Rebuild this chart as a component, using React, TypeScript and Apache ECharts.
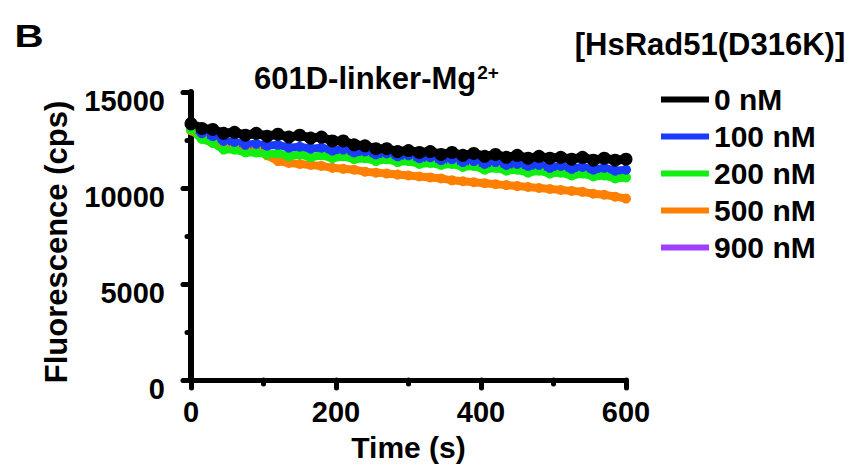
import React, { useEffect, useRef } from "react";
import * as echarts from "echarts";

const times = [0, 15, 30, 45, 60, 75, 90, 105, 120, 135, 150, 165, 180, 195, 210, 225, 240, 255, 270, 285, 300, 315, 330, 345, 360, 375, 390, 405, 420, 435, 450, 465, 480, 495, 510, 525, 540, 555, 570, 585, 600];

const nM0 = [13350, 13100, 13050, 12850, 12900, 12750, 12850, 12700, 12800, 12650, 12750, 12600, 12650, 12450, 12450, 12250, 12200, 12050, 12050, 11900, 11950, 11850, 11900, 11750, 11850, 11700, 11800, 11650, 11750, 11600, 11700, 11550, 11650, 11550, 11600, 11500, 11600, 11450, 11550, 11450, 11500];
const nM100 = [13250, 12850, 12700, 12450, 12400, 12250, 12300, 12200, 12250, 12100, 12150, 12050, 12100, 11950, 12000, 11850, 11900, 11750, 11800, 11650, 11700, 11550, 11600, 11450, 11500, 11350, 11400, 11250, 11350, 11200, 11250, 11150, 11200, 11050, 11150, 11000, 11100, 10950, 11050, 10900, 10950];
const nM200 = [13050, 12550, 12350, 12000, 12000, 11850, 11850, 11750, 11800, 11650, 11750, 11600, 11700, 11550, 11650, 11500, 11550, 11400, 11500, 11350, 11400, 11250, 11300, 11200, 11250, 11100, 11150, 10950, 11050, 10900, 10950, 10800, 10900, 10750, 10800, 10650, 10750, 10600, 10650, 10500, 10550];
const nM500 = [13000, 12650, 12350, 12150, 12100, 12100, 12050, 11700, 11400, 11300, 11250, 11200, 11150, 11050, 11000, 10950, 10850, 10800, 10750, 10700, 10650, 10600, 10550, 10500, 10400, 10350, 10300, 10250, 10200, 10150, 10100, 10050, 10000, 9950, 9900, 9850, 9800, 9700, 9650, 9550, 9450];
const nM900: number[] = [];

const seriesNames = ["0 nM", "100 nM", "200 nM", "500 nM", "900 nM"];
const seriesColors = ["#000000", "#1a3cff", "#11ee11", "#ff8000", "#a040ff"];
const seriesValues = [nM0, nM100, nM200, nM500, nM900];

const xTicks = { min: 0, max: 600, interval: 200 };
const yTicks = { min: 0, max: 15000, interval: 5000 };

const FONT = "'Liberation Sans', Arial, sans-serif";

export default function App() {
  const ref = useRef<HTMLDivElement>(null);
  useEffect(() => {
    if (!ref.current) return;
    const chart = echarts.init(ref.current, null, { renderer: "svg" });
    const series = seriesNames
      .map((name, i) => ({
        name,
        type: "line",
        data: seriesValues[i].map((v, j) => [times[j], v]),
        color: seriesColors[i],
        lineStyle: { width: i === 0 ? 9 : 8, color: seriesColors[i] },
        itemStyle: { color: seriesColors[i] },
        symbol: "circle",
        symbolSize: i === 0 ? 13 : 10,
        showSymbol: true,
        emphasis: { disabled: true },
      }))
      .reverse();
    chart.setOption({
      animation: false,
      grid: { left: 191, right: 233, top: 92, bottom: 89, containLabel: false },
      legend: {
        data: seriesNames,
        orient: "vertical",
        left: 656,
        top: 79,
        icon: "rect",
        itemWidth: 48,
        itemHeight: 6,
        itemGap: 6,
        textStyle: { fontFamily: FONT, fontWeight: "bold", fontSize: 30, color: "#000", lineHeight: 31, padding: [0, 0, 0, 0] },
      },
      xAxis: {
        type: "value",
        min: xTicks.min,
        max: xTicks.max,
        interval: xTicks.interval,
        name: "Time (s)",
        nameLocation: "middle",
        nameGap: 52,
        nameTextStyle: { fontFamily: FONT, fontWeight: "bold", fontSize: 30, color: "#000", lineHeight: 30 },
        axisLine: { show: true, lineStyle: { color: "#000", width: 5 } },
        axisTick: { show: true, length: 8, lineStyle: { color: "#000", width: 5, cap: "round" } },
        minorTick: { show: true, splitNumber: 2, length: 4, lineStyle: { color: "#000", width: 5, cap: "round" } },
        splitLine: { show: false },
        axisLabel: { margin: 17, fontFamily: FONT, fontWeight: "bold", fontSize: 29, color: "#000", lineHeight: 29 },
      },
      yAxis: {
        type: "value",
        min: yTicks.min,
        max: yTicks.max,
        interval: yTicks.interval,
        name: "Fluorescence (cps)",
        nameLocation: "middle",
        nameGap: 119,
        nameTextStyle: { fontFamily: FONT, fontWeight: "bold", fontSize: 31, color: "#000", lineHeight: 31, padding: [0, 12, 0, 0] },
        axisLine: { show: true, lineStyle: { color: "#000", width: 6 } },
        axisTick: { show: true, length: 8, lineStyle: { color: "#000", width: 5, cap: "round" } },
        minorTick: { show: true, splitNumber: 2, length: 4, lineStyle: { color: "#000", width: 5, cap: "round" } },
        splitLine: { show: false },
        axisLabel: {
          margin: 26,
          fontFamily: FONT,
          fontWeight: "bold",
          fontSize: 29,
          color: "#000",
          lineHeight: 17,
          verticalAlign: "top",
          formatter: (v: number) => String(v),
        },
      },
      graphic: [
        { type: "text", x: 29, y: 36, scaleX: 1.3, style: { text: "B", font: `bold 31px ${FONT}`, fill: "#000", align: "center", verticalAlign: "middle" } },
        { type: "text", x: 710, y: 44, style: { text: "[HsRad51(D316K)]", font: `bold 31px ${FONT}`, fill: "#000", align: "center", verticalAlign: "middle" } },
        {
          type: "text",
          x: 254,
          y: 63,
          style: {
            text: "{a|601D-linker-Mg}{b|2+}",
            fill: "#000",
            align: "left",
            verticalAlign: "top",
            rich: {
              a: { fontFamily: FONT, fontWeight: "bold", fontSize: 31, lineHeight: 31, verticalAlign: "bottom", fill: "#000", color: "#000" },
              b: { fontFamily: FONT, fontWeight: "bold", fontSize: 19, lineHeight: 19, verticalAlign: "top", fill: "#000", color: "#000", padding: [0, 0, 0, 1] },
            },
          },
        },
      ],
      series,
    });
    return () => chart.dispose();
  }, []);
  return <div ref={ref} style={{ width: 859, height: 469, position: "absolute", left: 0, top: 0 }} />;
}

========

Directions for this task
Your task is to repeat the material above exactly, without its pictures.

Exercise solution
Rebuild this chart as a component, using React, TypeScript and Apache ECharts.
import React, { useEffect, useRef } from "react";
import * as echarts from "echarts";

const times = [0, 15, 30, 45, 60, 75, 90, 105, 120, 135, 150, 165, 180, 195, 210, 225, 240, 255, 270, 285, 300, 315, 330, 345, 360, 375, 390, 405, 420, 435, 450, 465, 480, 495, 510, 525, 540, 555, 570, 585, 600];

const nM0 = [13350, 13100, 13050, 12850, 12900, 12750, 12850, 12700, 12800, 12650, 12750, 12600, 12650, 12450, 12450, 12250, 12200, 12050, 12050, 11900, 11950, 11850, 11900, 11750, 11850, 11700, 11800, 11650, 11750, 11600, 11700, 11550, 11650, 11550, 11600, 11500, 11600, 11450, 11550, 11450, 11500];
const nM100 = [13250, 12850, 12700, 12450, 12400, 12250, 12300, 12200, 12250, 12100, 12150, 12050, 12100, 11950, 12000, 11850, 11900, 11750, 11800, 11650, 11700, 11550, 11600, 11450, 11500, 11350, 11400, 11250, 11350, 11200, 11250, 11150, 11200, 11050, 11150, 11000, 11100, 10950, 11050, 10900, 10950];
const nM200 = [13050, 12550, 12350, 12000, 12000, 11850, 11850, 11750, 11800, 11650, 11750, 11600, 11700, 11550, 11650, 11500, 11550, 11400, 11500, 11350, 11400, 11250, 11300, 11200, 11250, 11100, 11150, 10950, 11050, 10900, 10950, 10800, 10900, 10750, 10800, 10650, 10750, 10600, 10650, 10500, 10550];
const nM500 = [13000, 12650, 12350, 12150, 12100, 12100, 12050, 11700, 11400, 11300, 11250, 11200, 11150, 11050, 11000, 10950, 10850, 10800, 10750, 10700, 10650, 10600, 10550, 10500, 10400, 10350, 10300, 10250, 10200, 10150, 10100, 10050, 10000, 9950, 9900, 9850, 9800, 9700, 9650, 9550, 9450];
const nM900: number[] = [];

const seriesNames = ["0 nM", "100 nM", "200 nM", "500 nM", "900 nM"];
const seriesColors = ["#000000", "#1a3cff", "#11ee11", "#ff8000", "#a040ff"];
const seriesValues = [nM0, nM100, nM200, nM500, nM900];

const xTicks = { min: 0, max: 600, interval: 200 };
const yTicks = { min: 0, max: 15000, interval: 5000 };

const FONT = "'Liberation Sans', Arial, sans-serif";

export default function App() {
  const ref = useRef<HTMLDivElement>(null);
  useEffect(() => {
    if (!ref.current) return;
    const chart = echarts.init(ref.current, null, { renderer: "svg" });
    const series = seriesNames
      .map((name, i) => ({
        name,
        type: "line",
        data: seriesValues[i].map((v, j) => [times[j], v]),
        color: seriesColors[i],
        lineStyle: { width: i === 0 ? 9 : 8, color: seriesColors[i] },
        itemStyle: { color: seriesColors[i] },
        symbol: "circle",
        symbolSize: i === 0 ? 13 : 10,
        showSymbol: true,
        emphasis: { disabled: true },
      }))
      .reverse();
    chart.setOption({
      animation: false,
      grid: { left: 191, right: 233, top: 92, bottom: 89, containLabel: false },
      legend: {
        data: seriesNames,
        orient: "vertical",
        left: 656,
        top: 79,
        icon: "rect",
        itemWidth: 48,
        itemHeight: 6,
        itemGap: 6,
        textStyle: { fontFamily: FONT, fontWeight: "bold", fontSize: 30, color: "#000", lineHeight: 31, padding: [0, 0, 0, 0] },
      },
      xAxis: {
        type: "value",
        min: xTicks.min,
        max: xTicks.max,
        interval: xTicks.interval,
        name: "Time (s)",
        nameLocation: "middle",
        nameGap: 52,
        nameTextStyle: { fontFamily: FONT, fontWeight: "bold", fontSize: 30, color: "#000", lineHeight: 30 },
        axisLine: { show: true, lineStyle: { color: "#000", width: 5 } },
        axisTick: { show: true, length: 8, lineStyle: { color: "#000", width: 5, cap: "round" } },
        minorTick: { show: true, splitNumber: 2, length: 4, lineStyle: { color: "#000", width: 5, cap: "round" } },
        splitLine: { show: false },
        axisLabel: { margin: 17, fontFamily: FONT, fontWeight: "bold", fontSize: 29, color: "#000", lineHeight: 29 },
      },
      yAxis: {
        type: "value",
        min: yTicks.min,
        max: yTicks.max,
        interval: yTicks.interval,
        name: "Fluorescence (cps)",
        nameLocation: "middle",
        nameGap: 119,
        nameTextStyle: { fontFamily: FONT, fontWeight: "bold", fontSize: 31, color: "#000", lineHeight: 31, padding: [0, 12, 0, 0] },
        axisLine: { show: true, lineStyle: { color: "#000", width: 6 } },
        axisTick: { show: true, length: 8, lineStyle: { color: "#000", width: 5, cap: "round" } },
        minorTick: { show: true, splitNumber: 2, length: 4, lineStyle: { color: "#000", width: 5, cap: "round" } },
        splitLine: { show: false },
        axisLabel: {
          margin: 26,
          fontFamily: FONT,
          fontWeight: "bold",
          fontSize: 29,
          color: "#000",
          lineHeight: 17,
          verticalAlign: "top",
          formatter: (v: number) => String(v),
        },
      },
      graphic: [
        { type: "text", x: 29, y: 36, scaleX: 1.3, style: { text: "B", font: `bold 31px ${FONT}`, fill: "#000", align: "center", verticalAlign: "middle" } },
        { type: "text", x: 710, y: 44, style: { text: "[HsRad51(D316K)]", font: `bold 31px ${FONT}`, fill: "#000", align: "center", verticalAlign: "middle" } },
        {
          type: "text",
          x: 254,
          y: 63,
          style: {
            text: "{a|601D-linker-Mg}{b|2+}",
            fill: "#000",
            align: "left",
            verticalAlign: "top",
            rich: {
              a: { fontFamily: FONT, fontWeight: "bold", fontSize: 31, lineHeight: 31, verticalAlign: "bottom", fill: "#000", color: "#000" },
              b: { fontFamily: FONT, fontWeight: "bold", fontSize: 19, lineHeight: 19, verticalAlign: "top", fill: "#000", color: "#000", padding: [0, 0, 0, 1] },
            },
          },
        },
      ],
      series,
    });
    return () => chart.dispose();
  }, []);
  return <div ref={ref} style={{ width: 859, height: 469, position: "absolute", left: 0, top: 0 }} />;
}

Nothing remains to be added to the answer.